● **What you should do**
What number of lines in the material contain the word "this"? Give that number alone.

● **The records**
━━━━
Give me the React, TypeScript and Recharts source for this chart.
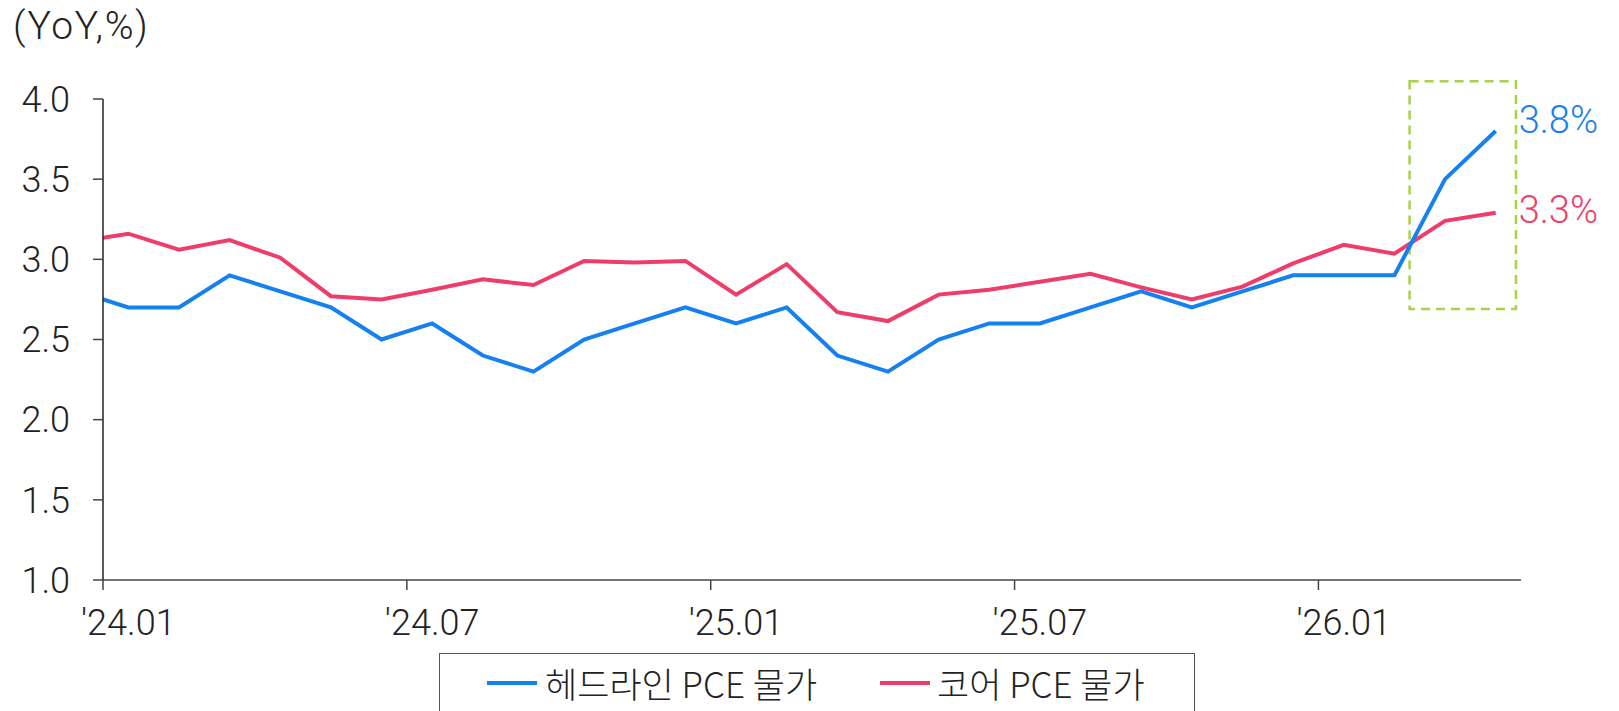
━━━━
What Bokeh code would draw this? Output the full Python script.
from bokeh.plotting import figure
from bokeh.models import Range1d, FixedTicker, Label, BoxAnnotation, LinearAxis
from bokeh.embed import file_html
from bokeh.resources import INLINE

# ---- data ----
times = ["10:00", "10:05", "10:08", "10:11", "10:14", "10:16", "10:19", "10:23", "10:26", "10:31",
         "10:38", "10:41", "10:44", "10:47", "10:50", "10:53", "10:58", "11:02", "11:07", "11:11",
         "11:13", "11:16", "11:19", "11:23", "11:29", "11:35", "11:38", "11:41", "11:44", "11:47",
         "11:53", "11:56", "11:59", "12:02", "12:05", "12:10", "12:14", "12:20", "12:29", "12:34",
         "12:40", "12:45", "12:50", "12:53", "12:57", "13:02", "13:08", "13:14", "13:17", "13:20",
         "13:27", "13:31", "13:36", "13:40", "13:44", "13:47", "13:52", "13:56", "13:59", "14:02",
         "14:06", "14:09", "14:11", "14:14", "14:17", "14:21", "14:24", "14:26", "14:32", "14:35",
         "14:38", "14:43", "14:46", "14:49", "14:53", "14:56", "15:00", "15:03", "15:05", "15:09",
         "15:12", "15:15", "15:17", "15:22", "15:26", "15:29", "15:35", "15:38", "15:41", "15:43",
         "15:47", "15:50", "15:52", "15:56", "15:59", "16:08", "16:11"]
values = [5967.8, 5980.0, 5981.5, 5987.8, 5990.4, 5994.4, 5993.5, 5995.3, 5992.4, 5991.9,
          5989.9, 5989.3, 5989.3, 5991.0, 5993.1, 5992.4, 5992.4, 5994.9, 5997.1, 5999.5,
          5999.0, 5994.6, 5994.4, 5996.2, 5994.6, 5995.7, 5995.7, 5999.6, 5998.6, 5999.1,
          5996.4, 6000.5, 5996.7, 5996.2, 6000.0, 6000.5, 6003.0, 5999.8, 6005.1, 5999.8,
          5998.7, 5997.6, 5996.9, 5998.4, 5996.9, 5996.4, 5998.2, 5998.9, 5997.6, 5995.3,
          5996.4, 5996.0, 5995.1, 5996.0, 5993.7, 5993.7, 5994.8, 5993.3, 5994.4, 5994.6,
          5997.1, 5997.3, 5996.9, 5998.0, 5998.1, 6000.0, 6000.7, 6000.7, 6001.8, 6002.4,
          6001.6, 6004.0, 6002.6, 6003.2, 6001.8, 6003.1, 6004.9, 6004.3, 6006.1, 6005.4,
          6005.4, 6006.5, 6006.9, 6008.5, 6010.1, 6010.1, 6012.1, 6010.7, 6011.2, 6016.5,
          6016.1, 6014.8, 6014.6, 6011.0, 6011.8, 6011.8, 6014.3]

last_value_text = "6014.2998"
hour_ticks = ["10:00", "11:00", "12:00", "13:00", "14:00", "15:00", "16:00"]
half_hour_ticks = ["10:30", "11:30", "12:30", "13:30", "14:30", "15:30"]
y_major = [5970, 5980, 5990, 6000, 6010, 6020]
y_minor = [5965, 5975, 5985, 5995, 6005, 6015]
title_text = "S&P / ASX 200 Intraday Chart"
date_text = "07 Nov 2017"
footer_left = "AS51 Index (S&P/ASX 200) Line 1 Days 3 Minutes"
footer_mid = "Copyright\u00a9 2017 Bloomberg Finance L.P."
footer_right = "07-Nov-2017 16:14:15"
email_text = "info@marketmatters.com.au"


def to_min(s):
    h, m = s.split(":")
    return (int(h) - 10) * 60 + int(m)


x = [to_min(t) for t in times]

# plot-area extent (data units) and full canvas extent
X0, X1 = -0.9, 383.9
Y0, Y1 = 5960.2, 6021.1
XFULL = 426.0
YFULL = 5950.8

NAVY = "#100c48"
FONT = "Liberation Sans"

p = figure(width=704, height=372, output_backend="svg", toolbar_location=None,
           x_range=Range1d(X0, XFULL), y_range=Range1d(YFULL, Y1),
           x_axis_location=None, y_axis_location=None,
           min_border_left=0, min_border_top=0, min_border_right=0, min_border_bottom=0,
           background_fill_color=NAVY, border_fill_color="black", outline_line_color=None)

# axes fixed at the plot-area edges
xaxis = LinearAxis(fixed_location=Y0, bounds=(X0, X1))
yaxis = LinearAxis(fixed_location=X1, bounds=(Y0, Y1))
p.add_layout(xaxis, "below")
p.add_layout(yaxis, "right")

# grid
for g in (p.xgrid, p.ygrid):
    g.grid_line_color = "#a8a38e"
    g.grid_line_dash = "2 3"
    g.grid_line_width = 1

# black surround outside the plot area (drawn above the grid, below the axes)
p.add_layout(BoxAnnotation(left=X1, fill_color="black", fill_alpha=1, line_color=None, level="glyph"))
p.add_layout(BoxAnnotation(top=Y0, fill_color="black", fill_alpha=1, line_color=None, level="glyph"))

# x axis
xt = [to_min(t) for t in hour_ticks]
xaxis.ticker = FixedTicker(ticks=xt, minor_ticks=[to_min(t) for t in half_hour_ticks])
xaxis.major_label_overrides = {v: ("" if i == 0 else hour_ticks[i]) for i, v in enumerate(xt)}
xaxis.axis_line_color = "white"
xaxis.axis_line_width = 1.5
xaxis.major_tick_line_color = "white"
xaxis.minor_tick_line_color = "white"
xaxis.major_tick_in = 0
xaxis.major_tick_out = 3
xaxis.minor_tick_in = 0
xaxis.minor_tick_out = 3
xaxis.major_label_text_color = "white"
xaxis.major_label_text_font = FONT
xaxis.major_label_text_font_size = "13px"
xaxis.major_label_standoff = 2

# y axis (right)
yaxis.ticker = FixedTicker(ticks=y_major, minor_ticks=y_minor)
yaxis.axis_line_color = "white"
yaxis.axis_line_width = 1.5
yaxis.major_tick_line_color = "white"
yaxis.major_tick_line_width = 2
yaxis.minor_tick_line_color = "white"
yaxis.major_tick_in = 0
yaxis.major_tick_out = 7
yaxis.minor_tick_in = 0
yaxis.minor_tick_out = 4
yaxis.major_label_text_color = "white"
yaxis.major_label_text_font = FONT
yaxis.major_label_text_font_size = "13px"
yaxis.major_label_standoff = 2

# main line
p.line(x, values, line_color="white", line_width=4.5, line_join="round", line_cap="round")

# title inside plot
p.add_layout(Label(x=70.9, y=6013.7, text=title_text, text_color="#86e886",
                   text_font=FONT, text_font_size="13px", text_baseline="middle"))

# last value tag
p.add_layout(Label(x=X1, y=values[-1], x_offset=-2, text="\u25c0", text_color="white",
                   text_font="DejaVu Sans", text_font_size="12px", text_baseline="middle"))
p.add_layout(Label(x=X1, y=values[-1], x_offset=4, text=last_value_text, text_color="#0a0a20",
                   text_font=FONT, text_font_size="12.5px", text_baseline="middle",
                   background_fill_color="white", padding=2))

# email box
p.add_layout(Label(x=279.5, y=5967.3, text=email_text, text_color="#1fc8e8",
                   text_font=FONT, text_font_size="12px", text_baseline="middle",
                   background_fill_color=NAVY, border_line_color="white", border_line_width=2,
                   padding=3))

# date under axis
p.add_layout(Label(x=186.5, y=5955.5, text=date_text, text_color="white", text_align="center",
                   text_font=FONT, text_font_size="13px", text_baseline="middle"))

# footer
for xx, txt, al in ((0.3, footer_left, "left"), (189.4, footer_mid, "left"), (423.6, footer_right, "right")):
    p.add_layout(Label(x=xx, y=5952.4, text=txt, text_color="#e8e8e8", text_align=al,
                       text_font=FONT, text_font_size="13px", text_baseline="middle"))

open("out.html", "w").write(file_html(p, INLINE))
━━━━
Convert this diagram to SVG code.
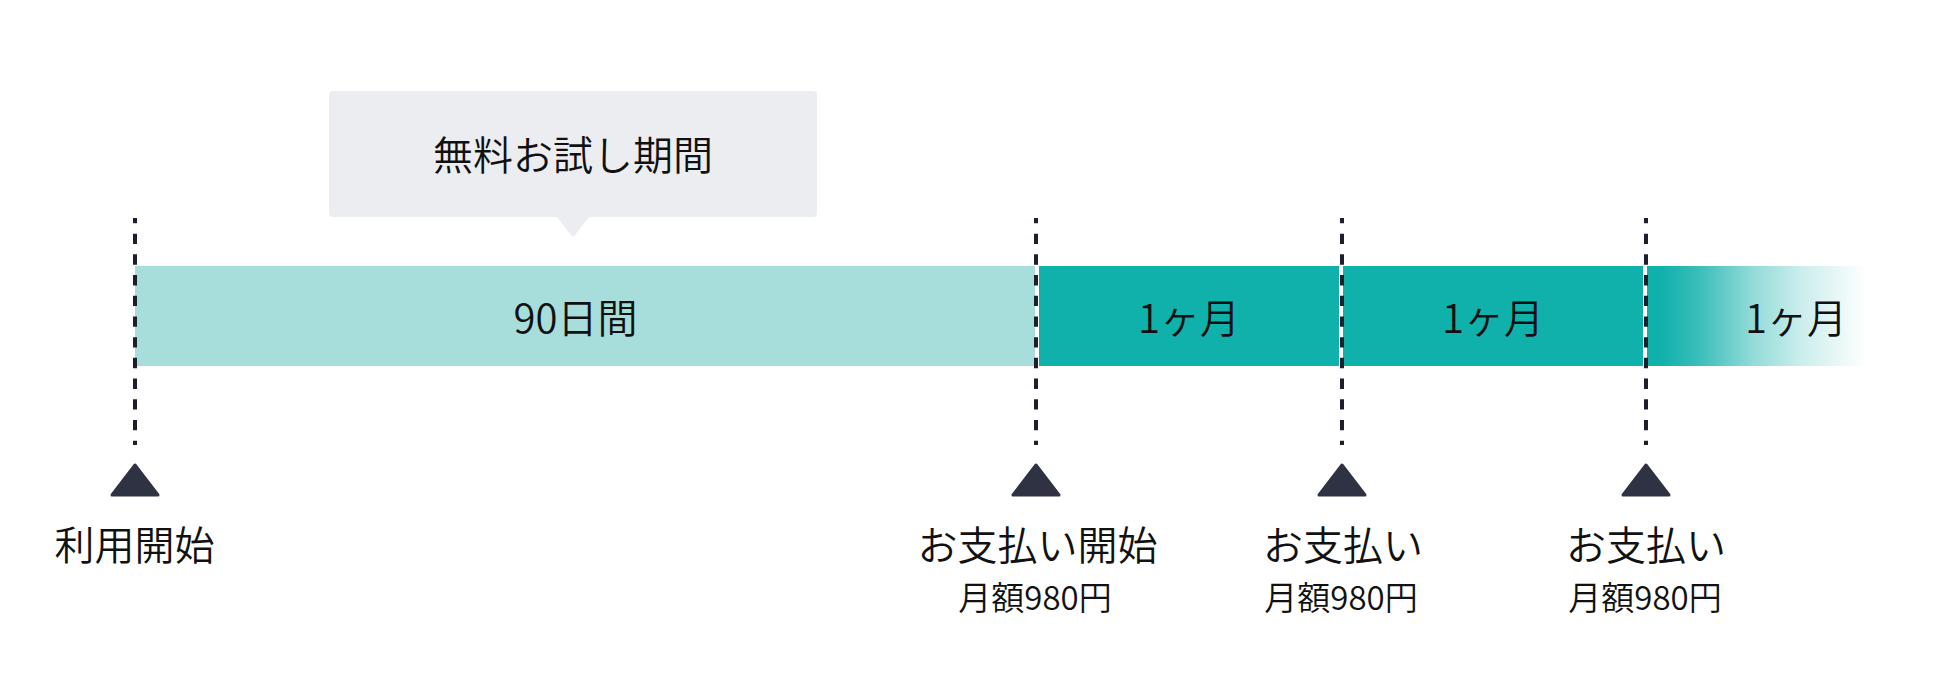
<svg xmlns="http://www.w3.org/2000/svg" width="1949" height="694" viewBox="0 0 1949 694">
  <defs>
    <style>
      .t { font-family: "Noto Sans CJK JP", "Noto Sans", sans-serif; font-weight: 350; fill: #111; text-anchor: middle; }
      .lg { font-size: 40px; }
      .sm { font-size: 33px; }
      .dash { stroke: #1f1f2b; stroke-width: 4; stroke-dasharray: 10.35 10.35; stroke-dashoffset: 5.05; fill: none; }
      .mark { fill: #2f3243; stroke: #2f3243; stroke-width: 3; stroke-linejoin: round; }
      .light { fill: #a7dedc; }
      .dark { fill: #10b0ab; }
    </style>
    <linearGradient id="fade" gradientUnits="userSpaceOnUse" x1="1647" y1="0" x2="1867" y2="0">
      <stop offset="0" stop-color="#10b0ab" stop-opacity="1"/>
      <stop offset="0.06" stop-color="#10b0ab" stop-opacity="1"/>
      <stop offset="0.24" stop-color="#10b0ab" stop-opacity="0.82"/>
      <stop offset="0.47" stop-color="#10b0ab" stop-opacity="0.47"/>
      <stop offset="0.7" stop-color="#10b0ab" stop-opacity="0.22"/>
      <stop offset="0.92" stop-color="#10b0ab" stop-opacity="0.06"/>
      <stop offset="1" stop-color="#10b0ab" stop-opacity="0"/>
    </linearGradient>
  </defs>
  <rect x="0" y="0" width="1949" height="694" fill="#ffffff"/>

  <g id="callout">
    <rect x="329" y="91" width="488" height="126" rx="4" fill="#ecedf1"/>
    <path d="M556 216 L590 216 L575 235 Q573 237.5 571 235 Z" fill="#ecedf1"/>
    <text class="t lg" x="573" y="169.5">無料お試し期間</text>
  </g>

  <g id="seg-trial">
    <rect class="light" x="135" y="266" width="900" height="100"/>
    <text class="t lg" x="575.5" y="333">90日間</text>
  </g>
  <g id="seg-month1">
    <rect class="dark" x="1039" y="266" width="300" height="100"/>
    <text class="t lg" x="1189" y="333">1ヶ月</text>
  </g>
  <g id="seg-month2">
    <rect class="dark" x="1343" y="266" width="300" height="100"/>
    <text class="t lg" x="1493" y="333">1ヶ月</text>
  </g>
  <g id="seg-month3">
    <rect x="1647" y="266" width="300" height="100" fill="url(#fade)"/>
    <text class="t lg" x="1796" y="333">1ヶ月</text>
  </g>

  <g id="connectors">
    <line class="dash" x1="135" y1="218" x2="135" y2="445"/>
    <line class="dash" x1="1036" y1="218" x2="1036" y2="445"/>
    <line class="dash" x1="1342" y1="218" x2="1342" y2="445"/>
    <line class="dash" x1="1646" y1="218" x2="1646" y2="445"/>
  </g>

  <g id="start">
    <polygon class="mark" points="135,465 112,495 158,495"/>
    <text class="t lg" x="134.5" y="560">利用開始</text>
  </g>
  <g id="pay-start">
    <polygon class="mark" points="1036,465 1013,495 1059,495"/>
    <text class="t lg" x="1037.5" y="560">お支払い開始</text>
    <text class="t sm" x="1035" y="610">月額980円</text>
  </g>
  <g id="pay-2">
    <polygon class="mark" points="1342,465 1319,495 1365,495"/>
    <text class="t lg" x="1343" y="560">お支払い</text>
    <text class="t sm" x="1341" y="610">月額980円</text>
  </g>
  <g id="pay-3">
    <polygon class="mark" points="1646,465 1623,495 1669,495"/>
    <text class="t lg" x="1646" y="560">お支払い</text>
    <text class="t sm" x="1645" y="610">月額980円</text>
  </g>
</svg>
━━━━
● **Problem solution**
3